**Given task:** In the data below, find every line with the string "React" and pull it out.
-- Start of Given data --
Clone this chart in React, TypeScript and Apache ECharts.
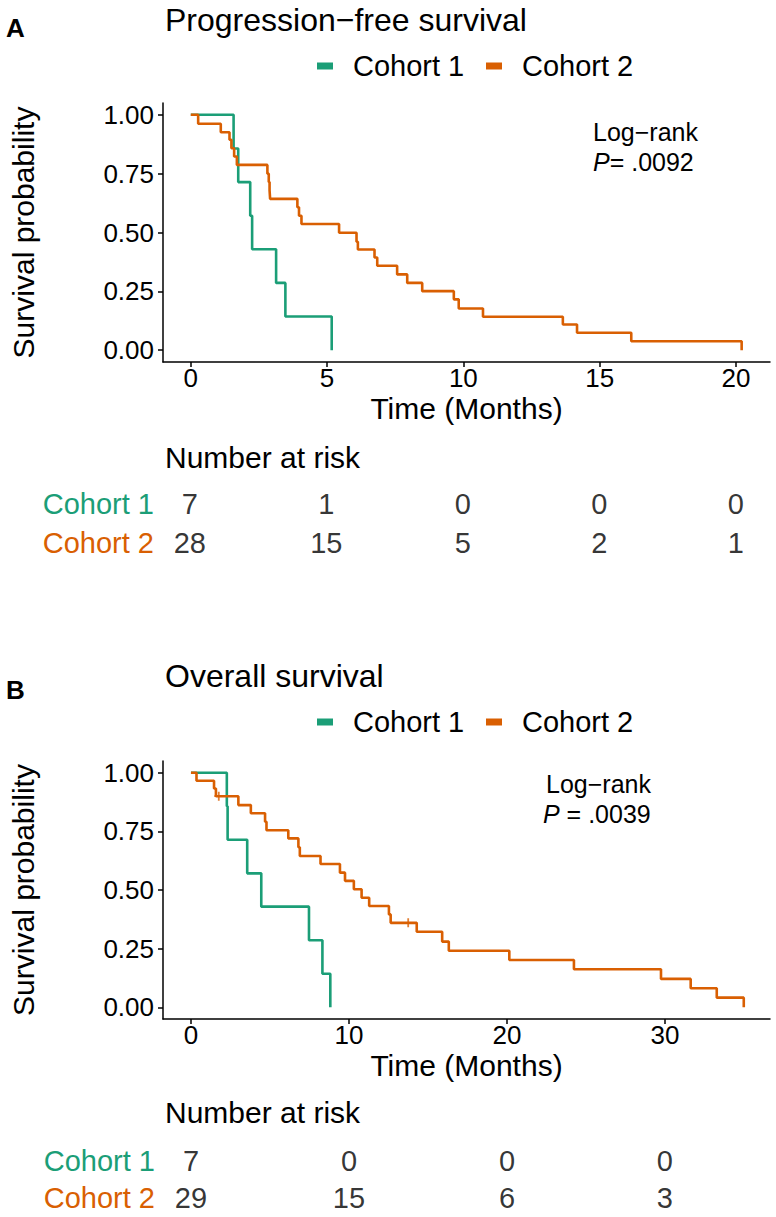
import React, { useEffect, useRef } from "react";
import * as echarts from "echarts";

const GREEN = "#1B9E77";
const ORANGE = "#D95F02";
const FONT = "'Liberation Sans', Arial, sans-serif";

// Panel A: progression-free survival (time in months, survival probability)
const pfsTime1 = [0, 1.57, 1.74, 2.18, 2.25, 3.13, 3.47, 5.17];
const pfsSurv1 = [1, 0.857, 0.714, 0.571, 0.429, 0.286, 0.143, 0];
const pfsTime2 = [0, 0.27, 1.1, 1.42, 1.49, 1.59, 1.69, 2.81, 2.86, 2.89, 2.91, 3.91, 3.97, 4.06, 5.44, 6.08, 6.13, 6.74, 6.84, 7.57, 7.94, 8.49, 9.65, 9.83, 10.72, 13.65, 14.17, 16.16, 20.21];
const pfsSurv2 = [1, 0.962, 0.926, 0.894, 0.858, 0.823, 0.787, 0.75, 0.714, 0.679, 0.643, 0.607, 0.571, 0.536, 0.499, 0.461, 0.428, 0.394, 0.359, 0.322, 0.286, 0.251, 0.216, 0.177, 0.142, 0.109, 0.074, 0.038, 0];

// Panel B: overall survival
const osTime1 = [0, 2.27, 2.32, 3.56, 4.45, 7.47, 8.32, 8.82];
const osSurv1 = [1, 0.857, 0.714, 0.571, 0.429, 0.286, 0.143, 0];
const osTime2 = [0, 0.35, 1.46, 1.58, 3.0, 3.79, 4.69, 4.78, 6.16, 6.8, 6.89, 8.2, 9.43, 9.75, 10.31, 10.8, 11.28, 12.53, 12.64, 14.29, 15.9, 16.32, 20.15, 24.24, 29.75, 31.63, 33.28, 34.99];
const osSurv2 = [1, 0.966, 0.933, 0.9, 0.862, 0.827, 0.791, 0.755, 0.72, 0.682, 0.645, 0.611, 0.574, 0.539, 0.503, 0.467, 0.432, 0.396, 0.36, 0.322, 0.28, 0.241, 0.2015, 0.162, 0.121, 0.081, 0.041, 0];
const osCensorTime2 = [1.76, 13.75];
const osCensorSurv2 = [0.9, 0.36];

// Number at risk
const riskTimesA = [0, 5, 10, 15, 20];
const riskA1 = [7, 1, 0, 0, 0];
const riskA2 = [28, 15, 5, 2, 1];
const riskTimesB = [0, 10, 20, 30];
const riskB1 = [7, 0, 0, 0];
const riskB2 = [29, 15, 6, 3];

const cohorts = ["Cohort 1", "Cohort 2"];
const yTicks = [0, 0.25, 0.5, 0.75, 1];
const xTicksA = [0, 5, 10, 15, 20];
const xTicksB = [0, 10, 20, 30];

const zip = (a: number[], b: number[]) => a.map((v, i) => [v, b[i]]);

function plotXAxis(grid: number, min: number, max: number, ticks: number[]) {
  return {
    type: "value", gridIndex: grid, min, max,
    name: "Time (Months)", nameLocation: "middle", nameGap: 34, nameMoveOverlap: false,
    nameTextStyle: { fontSize: 30, lineHeight: 24, color: "#000", fontFamily: FONT },
    axisLine: { show: true, onZero: false, lineStyle: { color: "#000", width: 1.5 } },
    axisTick: { show: true, customValues: ticks, length: 5, lineStyle: { color: "#000", width: 1.5 } },
    axisLabel: { customValues: ticks, fontSize: 26, lineHeight: 22, color: "#000", fontFamily: FONT, margin: 5 },
    splitLine: { show: false },
  };
}
function plotYAxis(grid: number) {
  return {
    type: "value", gridIndex: grid, min: -0.05, max: 1.05,
    name: "Survival probability", nameLocation: "middle", nameGap: 125, nameMoveOverlap: false,
    nameTextStyle: { fontSize: 30, color: "#000", fontFamily: FONT },
    axisLine: { show: true, onZero: false, lineStyle: { color: "#000", width: 1.5 } },
    axisTick: { show: true, customValues: yTicks, length: 5, lineStyle: { color: "#000", width: 1.5 } },
    axisLabel: { customValues: yTicks, fontSize: 26, color: "#000", fontFamily: FONT, margin: 9, formatter: (v: number) => v.toFixed(2) },
    splitLine: { show: false },
  };
}
function riskXAxis(grid: number, min: number, max: number) {
  return { type: "value", gridIndex: grid, min, max, show: false };
}
function riskYAxis(grid: number) {
  return {
    type: "category", gridIndex: grid, data: cohorts, inverse: true,
    axisLine: { show: false }, axisTick: { show: false },
    axisLabel: {
      interval: 0, margin: 8, fontFamily: FONT, hideOverlap: false,
      formatter: (v: string) => (v === "Cohort 1" ? "{g|" + v + "}" : "{o|" + v + "}"),
      rich: { g: { color: GREEN, fontSize: 29, fontFamily: FONT }, o: { color: ORANGE, fontSize: 29, fontFamily: FONT } },
    },
  };
}
function kmLine(name: string, color: string, xi: number, yi: number, data: number[][]) {
  return {
    type: "line", name, xAxisIndex: xi, yAxisIndex: yi, step: "end", data,
    symbol: "none", lineStyle: { color, width: 2.6 }, itemStyle: { color },
  };
}
function riskSeries(xi: number, yi: number, times: number[], vals: number[], row: number) {
  return {
    type: "scatter", xAxisIndex: xi, yAxisIndex: yi, symbolSize: 1,
    itemStyle: { color: "transparent" },
    data: times.map((t, i) => [t, row, vals[i]]),
    label: { show: true, position: "inside", formatter: (p: any) => String(p.value[2]), fontSize: 29, color: "#000", fontFamily: FONT },
  };
}
function legendGraphic(y: number) {
  return [
    { type: "rect", shape: { x: 317, y: y - 3.5, width: 16, height: 7 }, style: { fill: GREEN } },
    { type: "text", x: 353, y, style: { text: "Cohort 1", fontSize: 29, fontFamily: FONT, fill: "#000", textVerticalAlign: "middle" } },
    { type: "rect", shape: { x: 486, y: y - 3.5, width: 16, height: 7 }, style: { fill: ORANGE } },
    { type: "text", x: 522, y, style: { text: "Cohort 2", fontSize: 29, fontFamily: FONT, fill: "#000", textVerticalAlign: "middle" } },
  ];
}
function txt(text: string, x: number, y: number, fontSize: number, extra: any = {}) {
  return { type: "text", x, y, style: { text, fontSize, fontFamily: FONT, fill: "#000", textVerticalAlign: "middle", ...extra } };
}
function pText(x: number, y: number, rest: string) {
  return {
    type: "text", x, y,
    style: {
      text: "{i|P}{n|" + rest + "}", textVerticalAlign: "middle",
      rich: {
        i: { fontStyle: "italic", fontSize: 25, lineHeight: 24, fontFamily: FONT, fill: "#000" },
        n: { fontSize: 25, lineHeight: 24, fontFamily: FONT, fill: "#000" },
      },
    },
  };
}

export default function App() {
  const ref = useRef<HTMLDivElement>(null);
  useEffect(() => {
    if (!ref.current) return;
    const chart = echarts.init(ref.current, undefined, { renderer: "svg" });
    const aMin = -1.02, aMax = 21.25, bMin = -1.77, bMax = 36.65;
    chart.setOption({
      animation: false,
      backgroundColor: "#fff",
      textStyle: { fontFamily: FONT },
      grid: [
        { left: 162, top: 103, width: 608, height: 259 },
        { left: 162, top: 484, width: 608, height: 78 },
        { left: 163, top: 761, width: 607, height: 258 },
        { left: 163, top: 1142, width: 607, height: 80 },
      ],
      xAxis: [plotXAxis(0, aMin, aMax, xTicksA), riskXAxis(1, aMin, aMax), plotXAxis(2, bMin, bMax, xTicksB), riskXAxis(3, bMin, bMax)],
      yAxis: [plotYAxis(0), riskYAxis(1), plotYAxis(2), riskYAxis(3)],
      series: [
        kmLine("Cohort 1", GREEN, 0, 0, zip(pfsTime1, pfsSurv1)),
        kmLine("Cohort 2", ORANGE, 0, 0, zip(pfsTime2, pfsSurv2)),
        kmLine("Cohort 1", GREEN, 2, 2, zip(osTime1, osSurv1)),
        kmLine("Cohort 2", ORANGE, 2, 2, zip(osTime2, osSurv2)),
        {
          type: "scatter", xAxisIndex: 2, yAxisIndex: 2, data: zip(osCensorTime2, osCensorSurv2),
          symbol: "path://M4,0H6V4H10V6H6V10H4V6H0V4H4Z", symbolSize: 9, itemStyle: { color: ORANGE },
        },
        riskSeries(1, 1, riskTimesA, riskA1, 0),
        riskSeries(1, 1, riskTimesA, riskA2, 1),
        riskSeries(3, 3, riskTimesB, riskB1, 0),
        riskSeries(3, 3, riskTimesB, riskB2, 1),
      ],
      graphic: [
        txt("A", 6, 28, 26, { fontWeight: "bold" }),
        txt("Progression\u2212free survival", 165, 20, 32),
        ...legendGraphic(66),
        txt("Log\u2212rank", 593, 132, 25, { lineHeight: 24 }),
        pText(593, 162, "= .0092"),
        txt("Number at risk", 165, 457, 30),
        txt("B", 6, 690, 26, { fontWeight: "bold" }),
        txt("Overall survival", 165, 676, 32),
        ...legendGraphic(722),
        txt("Log\u2212rank", 546, 784, 25, { lineHeight: 24 }),
        pText(543, 814, " = .0039"),
        txt("Number at risk", 165, 1112, 30),
      ],
    });
    return () => chart.dispose();
  }, []);
  return <div ref={ref} style={{ position: "absolute", left: 0, top: 0, width: 776, height: 1217 }} />;
}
-- End of Given data --
**Correct answer:**
Clone this chart in React, TypeScript and Apache ECharts.
import React, { useEffect, useRef } from "react";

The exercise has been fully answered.